- **BRIEF**
Single out each line with the word "LaTeX" and copy it.

- **Source code of charts**
○ ○ ○ ○ ○

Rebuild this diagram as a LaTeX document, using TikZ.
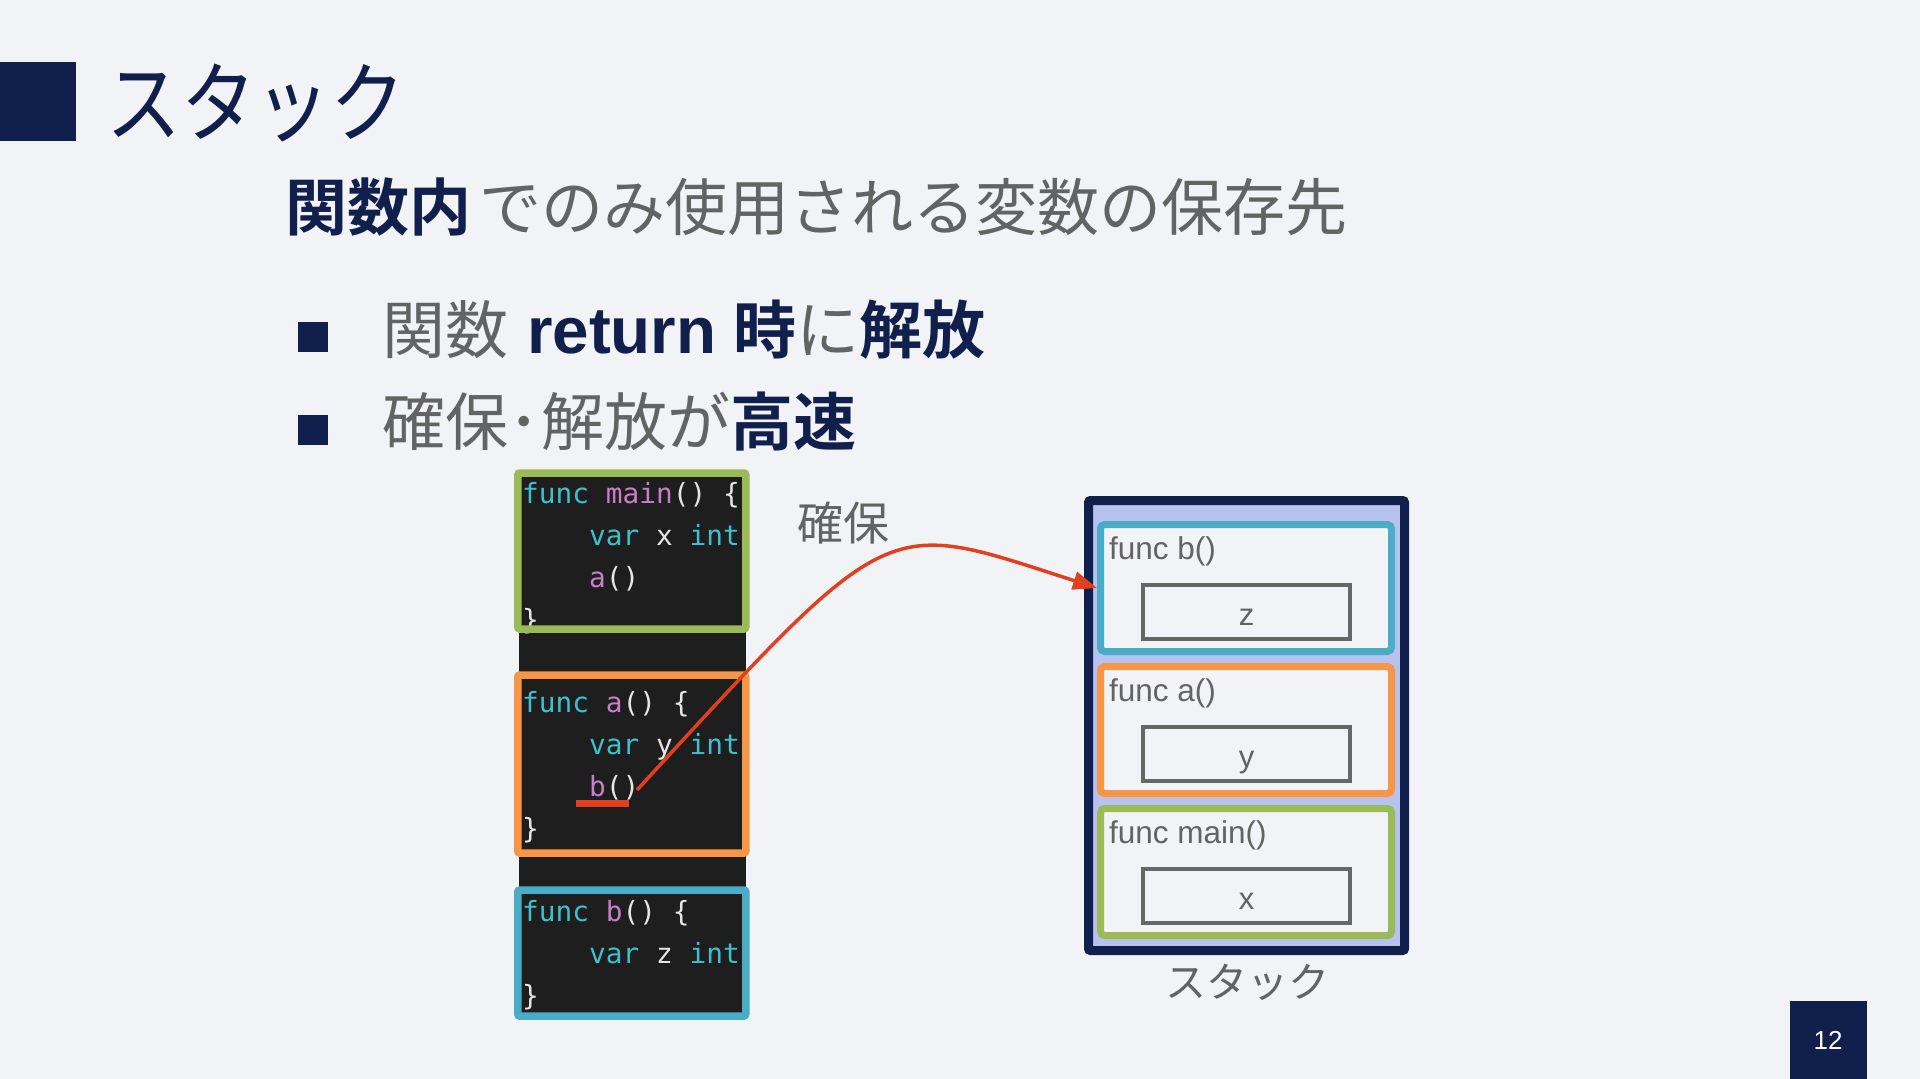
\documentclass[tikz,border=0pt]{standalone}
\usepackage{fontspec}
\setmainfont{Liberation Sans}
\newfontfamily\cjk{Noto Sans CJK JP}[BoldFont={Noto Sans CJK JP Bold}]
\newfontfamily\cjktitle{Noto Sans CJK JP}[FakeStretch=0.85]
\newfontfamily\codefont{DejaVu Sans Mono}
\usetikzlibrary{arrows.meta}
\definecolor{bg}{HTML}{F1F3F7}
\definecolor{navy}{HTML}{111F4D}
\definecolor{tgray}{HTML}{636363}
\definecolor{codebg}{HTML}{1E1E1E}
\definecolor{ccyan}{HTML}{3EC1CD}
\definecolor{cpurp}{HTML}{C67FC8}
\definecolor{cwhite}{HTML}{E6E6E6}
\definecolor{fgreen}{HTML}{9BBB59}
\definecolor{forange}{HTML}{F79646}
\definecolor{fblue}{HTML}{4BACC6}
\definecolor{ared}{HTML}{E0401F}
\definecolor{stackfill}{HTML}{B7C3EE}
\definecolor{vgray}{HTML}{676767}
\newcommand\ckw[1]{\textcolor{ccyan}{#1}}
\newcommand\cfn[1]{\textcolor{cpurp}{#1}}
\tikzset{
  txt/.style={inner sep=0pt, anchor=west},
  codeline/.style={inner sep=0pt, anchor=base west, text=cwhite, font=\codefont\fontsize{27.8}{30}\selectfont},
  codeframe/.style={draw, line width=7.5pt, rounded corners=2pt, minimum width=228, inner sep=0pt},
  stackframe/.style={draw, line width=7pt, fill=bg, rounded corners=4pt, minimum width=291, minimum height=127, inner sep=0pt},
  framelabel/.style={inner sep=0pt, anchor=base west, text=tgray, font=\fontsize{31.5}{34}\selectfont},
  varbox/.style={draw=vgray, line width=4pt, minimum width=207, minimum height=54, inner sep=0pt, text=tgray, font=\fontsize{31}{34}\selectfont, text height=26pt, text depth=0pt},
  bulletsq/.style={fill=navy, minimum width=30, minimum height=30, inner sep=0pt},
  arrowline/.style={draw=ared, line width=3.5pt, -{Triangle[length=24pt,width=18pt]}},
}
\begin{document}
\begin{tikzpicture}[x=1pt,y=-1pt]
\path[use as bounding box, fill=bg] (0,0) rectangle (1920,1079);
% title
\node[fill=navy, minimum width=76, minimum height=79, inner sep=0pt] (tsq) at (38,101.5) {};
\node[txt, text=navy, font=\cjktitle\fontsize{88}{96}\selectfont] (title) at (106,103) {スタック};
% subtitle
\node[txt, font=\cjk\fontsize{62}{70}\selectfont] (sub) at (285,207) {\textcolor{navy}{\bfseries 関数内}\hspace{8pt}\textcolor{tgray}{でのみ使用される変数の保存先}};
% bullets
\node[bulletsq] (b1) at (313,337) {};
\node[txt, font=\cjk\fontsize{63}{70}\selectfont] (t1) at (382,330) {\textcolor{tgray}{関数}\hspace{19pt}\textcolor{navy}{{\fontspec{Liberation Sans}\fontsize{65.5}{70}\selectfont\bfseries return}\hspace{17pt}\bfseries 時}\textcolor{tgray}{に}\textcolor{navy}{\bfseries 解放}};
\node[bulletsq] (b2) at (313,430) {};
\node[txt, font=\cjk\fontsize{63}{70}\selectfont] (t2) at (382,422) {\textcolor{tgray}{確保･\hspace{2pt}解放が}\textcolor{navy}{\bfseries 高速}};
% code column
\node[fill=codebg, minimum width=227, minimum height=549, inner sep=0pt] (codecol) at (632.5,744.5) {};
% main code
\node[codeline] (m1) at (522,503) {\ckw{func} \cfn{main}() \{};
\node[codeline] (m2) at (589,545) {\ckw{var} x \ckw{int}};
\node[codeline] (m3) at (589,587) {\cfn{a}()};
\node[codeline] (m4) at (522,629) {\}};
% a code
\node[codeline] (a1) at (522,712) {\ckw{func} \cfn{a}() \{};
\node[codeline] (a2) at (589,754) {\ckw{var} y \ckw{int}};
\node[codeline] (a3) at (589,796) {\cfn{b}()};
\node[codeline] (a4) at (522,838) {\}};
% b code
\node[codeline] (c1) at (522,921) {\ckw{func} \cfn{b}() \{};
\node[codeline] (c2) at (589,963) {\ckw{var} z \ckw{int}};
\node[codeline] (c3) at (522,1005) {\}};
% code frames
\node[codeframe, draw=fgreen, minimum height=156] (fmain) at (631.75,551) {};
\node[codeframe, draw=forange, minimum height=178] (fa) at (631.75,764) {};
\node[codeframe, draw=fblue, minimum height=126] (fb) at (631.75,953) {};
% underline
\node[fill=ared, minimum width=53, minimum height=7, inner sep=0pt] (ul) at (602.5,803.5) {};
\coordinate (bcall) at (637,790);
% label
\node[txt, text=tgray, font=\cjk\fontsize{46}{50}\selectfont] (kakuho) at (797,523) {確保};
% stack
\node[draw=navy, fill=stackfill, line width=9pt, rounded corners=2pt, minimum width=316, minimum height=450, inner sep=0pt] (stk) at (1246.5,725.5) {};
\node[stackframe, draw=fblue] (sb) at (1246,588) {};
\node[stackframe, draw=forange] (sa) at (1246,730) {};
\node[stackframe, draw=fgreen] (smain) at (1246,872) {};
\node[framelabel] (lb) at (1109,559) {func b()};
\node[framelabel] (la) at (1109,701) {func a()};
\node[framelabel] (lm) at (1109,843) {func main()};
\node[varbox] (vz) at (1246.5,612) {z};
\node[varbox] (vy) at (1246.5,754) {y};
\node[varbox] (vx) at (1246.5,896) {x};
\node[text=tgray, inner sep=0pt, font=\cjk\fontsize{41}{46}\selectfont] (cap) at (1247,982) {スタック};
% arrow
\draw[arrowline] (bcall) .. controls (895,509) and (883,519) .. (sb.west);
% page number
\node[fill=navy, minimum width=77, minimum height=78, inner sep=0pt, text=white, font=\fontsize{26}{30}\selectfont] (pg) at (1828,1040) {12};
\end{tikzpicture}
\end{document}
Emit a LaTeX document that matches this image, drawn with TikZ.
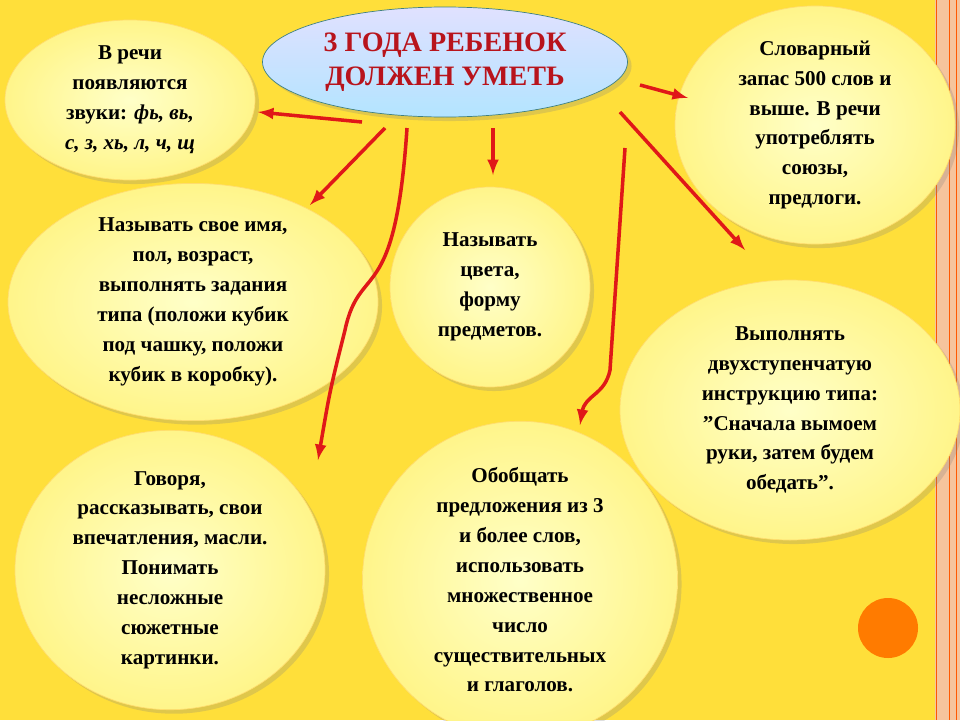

○ ○ ○ ○ ○

- **TASK OUTPUT**
Rebuild this diagram as a LaTeX document, using TikZ.
Emit a LaTeX document that matches this image, drawn with TikZ.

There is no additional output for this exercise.